* _SHORT TASK_
Go through the listing and copy each line with the string "this".

* _TASK INPUT_
##########

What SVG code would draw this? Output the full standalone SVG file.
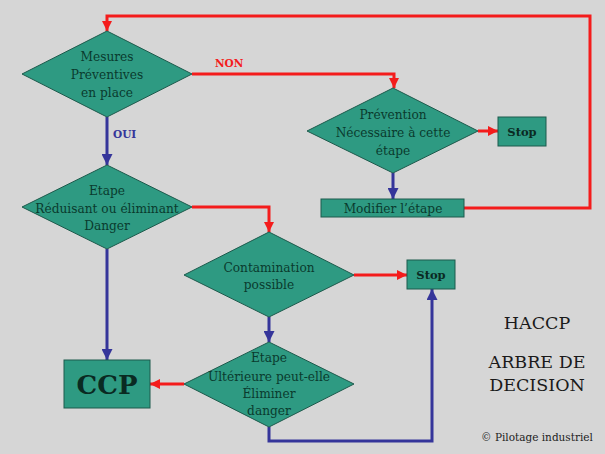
<svg xmlns="http://www.w3.org/2000/svg" width="605" height="454" viewBox="0 0 605 454">
<defs>
<style>
.bg{fill:#d6d6d6}
.node{fill:#2e9a82;stroke:#1d5a4c;stroke-width:1}
.t{font-family:'DejaVu Serif','Liberation Serif',serif;font-size:12.2px;fill:#0a3a2e;text-anchor:middle}
.tb{font-family:'DejaVu Serif','Liberation Serif',serif;font-weight:bold;fill:#0a2a22;text-anchor:middle}
.red{fill:none;stroke:#f41c1c;stroke-width:3}
.blue{fill:none;stroke:#35359a;stroke-width:3}
.lbl{font-family:'DejaVu Serif','Liberation Serif',serif;font-size:10.5px;font-weight:bold}
.title{font-family:'DejaVu Serif','Liberation Serif',serif;font-size:17.5px;fill:#1a1a1a;text-anchor:middle}
.copy{font-family:'DejaVu Serif','Liberation Serif',serif;font-size:10.5px;fill:#222;text-anchor:middle}
</style>
<marker id="ar" viewBox="0 0 10 10" refX="10" refY="5" markerWidth="10" markerHeight="10" markerUnits="userSpaceOnUse" orient="auto">
<path d="M0,0 L10,5 L0,10 Z" fill="#f41c1c"/>
</marker>
<marker id="ab" viewBox="0 0 10 10" refX="10" refY="5" markerWidth="11" markerHeight="11" markerUnits="userSpaceOnUse" orient="auto">
<path d="M0,0 L10,5 L0,10 Z" fill="#35359a"/>
</marker>
</defs>
<rect class="bg" x="0" y="0" width="605" height="454"/>
<g id="connectors">
<polyline class="red" points="464,208 590,208 590,16 107,16 107,31" marker-end="url(#ar)"/>
<polyline class="red" points="192,74 394,74 394,88" marker-end="url(#ar)"/>
<line class="blue" x1="107" y1="117" x2="107" y2="165" marker-end="url(#ab)"/>
<line class="red" x1="478" y1="131" x2="498" y2="131" marker-end="url(#ar)"/>
<line class="blue" x1="393" y1="173" x2="393" y2="199" marker-end="url(#ab)"/>
<polyline class="red" points="192,207 269,207 269,232" marker-end="url(#ar)"/>
<line class="blue" x1="107" y1="249" x2="107" y2="360" marker-end="url(#ab)"/>
<line class="red" x1="354" y1="275" x2="407" y2="275" marker-end="url(#ar)"/>
<line class="blue" x1="269" y1="317" x2="269" y2="342" marker-end="url(#ab)"/>
<line class="red" x1="184" y1="384" x2="150" y2="384" marker-end="url(#ar)"/>
<polyline class="blue" points="269,427 269,441 432,441 432,289" marker-end="url(#ab)"/>
<text class="lbl" x="215" y="67" fill="#f41c1c">NON</text>
<text class="lbl" x="113" y="138" fill="#35359a">OUI</text>
</g>
<g id="mesures">
<polygon class="node" points="107,31 192,74 107,117 22,74"/>
<text class="t" x="107" y="61">Mesures</text>
<text class="t" x="107" y="79">Préventives</text>
<text class="t" x="107" y="97">en place</text>
</g>
<g id="prevention">
<polygon class="node" points="393,88 478,131 393,173 307,131"/>
<text class="t" x="393" y="119">Prévention</text>
<text class="t" x="393" y="137">Nécessaire à cette</text>
<text class="t" x="393" y="155">étape</text>
</g>
<g id="stop1">
<rect class="node" x="498" y="117" width="48" height="29"/>
<text class="tb" x="522" y="136" font-size="11.5">Stop</text>
</g>
<g id="modifier">
<rect class="node" x="321" y="199" width="143" height="18"/>
<text class="t" x="393" y="213">Modifier l’étape</text>
</g>
<g id="etape">
<polygon class="node" points="107,165 192,207 107,249 22,207"/>
<text class="t" x="107" y="195">Etape</text>
<text class="t" x="107" y="213">Réduisant ou éliminant</text>
<text class="t" x="107" y="230">Danger</text>
</g>
<g id="contamination">
<polygon class="node" points="269,232 354,275 269,317 184,275"/>
<text class="t" x="269" y="272">Contamination</text>
<text class="t" x="269" y="289">possible</text>
</g>
<g id="stop2">
<rect class="node" x="407" y="260" width="48" height="29"/>
<text class="tb" x="431" y="279" font-size="11.5">Stop</text>
</g>
<g id="ulterieure">
<polygon class="node" points="269,342 354,384 269,427 184,384"/>
<text class="t" x="269" y="362">Etape</text>
<text class="t" x="269" y="381">Ultérieure peut-elle</text>
<text class="t" x="269" y="398">Éliminer</text>
<text class="t" x="269" y="415">danger</text>
</g>
<g id="ccp">
<rect class="node" x="64" y="360" width="86" height="48"/>
<text class="tb" x="107" y="394" font-size="26" fill="#000">CCP</text>
</g>
<g id="title">
<text class="title" x="537" y="329">HACCP</text>
<text class="title" x="537" y="368">ARBRE DE</text>
<text class="title" x="537" y="391">DECISION</text>
<text class="copy" x="537" y="441">© Pilotage industriel</text>
</g>
</svg>
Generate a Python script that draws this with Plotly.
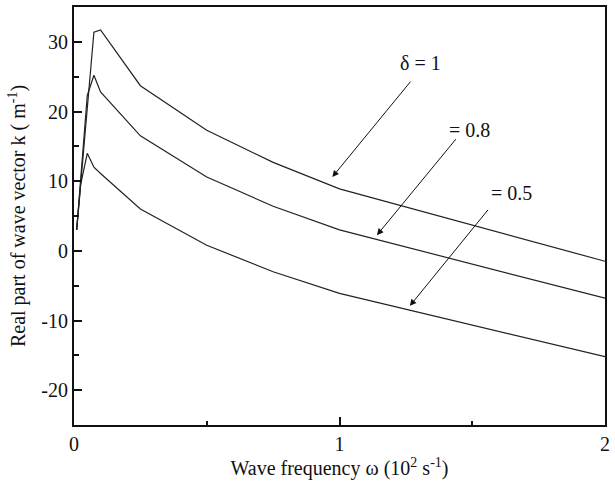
import plotly.graph_objects as go

# Wave frequency omega (10^2 s^-1)
omega = [0.01, 0.025, 0.05, 0.075, 0.1, 0.25, 0.5, 0.75, 1.0, 2.0]

# Real part of wave vector k (m^-1) for each delta
k_delta_1 = [3.0, 9.6, 20.5, 31.4, 31.7, 23.7, 17.3, 12.7, 8.9, -1.5]
k_delta_08 = [3.0, 10.0, 22.3, 25.2, 22.8, 16.5, 10.6, 6.4, 3.0, -6.8]
k_delta_05 = [3.0, 9.5, 14.0, 12.0, 11.1, 6.0, 0.8, -3.0, -6.1, -15.2]

series = [
    ("δ = 1", k_delta_1),
    ("δ = 0.8", k_delta_08),
    ("δ = 0.5", k_delta_05),
]

y_tick_vals = [-20, -10, 0, 10, 20, 30]
y_tick_text = ["-20", "-10", "0", "10", "20", "30"]
x_tick_vals = [0, 1, 2]
x_tick_text = ["0", "1", "2"]

FONT = "'Liberation Serif', 'Times New Roman', Times, serif"

fig = go.Figure()
for name, k in series:
    fig.add_trace(go.Scatter(
        x=omega, y=k, mode="lines", name=name,
        line=dict(color="#222222", width=1.2),
        showlegend=False,
    ))

# Curve labels with pointer arrows: (text, text pos, arrow tail, arrow tip)
labels = [
    ("δ = 1", (1.305, 27.0), (1.272, 24.5), (0.973, 10.6)),
    ("= 0.8", (1.488, 17.4), (1.443, 16.25), (1.141, 2.25)),
    ("= 0.5", (1.649, 8.3), (1.564, 6.1), (1.265, -7.9)),
]
for text, (tx, ty), (ax, ay), (hx, hy) in labels:
    fig.add_annotation(x=tx, y=ty, text=text, showarrow=False,
                       font=dict(family=FONT, size=20, color="#111111"))
    fig.add_annotation(x=hx, y=hy, ax=ax, ay=ay, xref="x", yref="y",
                       axref="x", ayref="y", text="", showarrow=True,
                       arrowhead=2, arrowsize=1.3, arrowwidth=1,
                       arrowcolor="#111111")

axis_common = dict(
    showline=True, linecolor="#111111", linewidth=2, mirror=True,
    ticks="inside", tickcolor="#111111", tickwidth=1.5, ticklen=8,
    showgrid=False, zeroline=False,
    tickfont=dict(family=FONT, size=20, color="#111111"),
)

fig.update_xaxes(
    range=[0, 2], tickvals=x_tick_vals, ticktext=x_tick_text,
    minor=dict(ticks="inside", dtick=0.5, ticklen=4, tickcolor="#111111", tickwidth=1.5),
    title=dict(text="Wave frequency ω (10<sup>2</sup> s<sup>-1</sup>)",
               font=dict(family=FONT, size=20, color="#111111"), standoff=2),
    **axis_common,
)
fig.update_yaxes(
    range=[-25, 35], tickvals=y_tick_vals, ticktext=y_tick_text,
    minor=dict(ticks="inside", dtick=5, ticklen=5, tickcolor="#111111", tickwidth=1.5),
    title=dict(text="Real part of wave vector k ( m<sup>-1</sup>)",
               font=dict(family=FONT, size=20, color="#111111"), standoff=10),
    **axis_common,
)

fig.update_layout(
    width=615, height=482,
    margin=dict(l=74, r=5, t=6, b=57),
    plot_bgcolor="white", paper_bgcolor="white",
    font=dict(family=FONT),
)

fig.write_html("out.html")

##########

* _SOLUTION TO THE PROBLEM_
What SVG code would draw this? Output the full standalone SVG file.
Generate a Python script that draws this with Plotly.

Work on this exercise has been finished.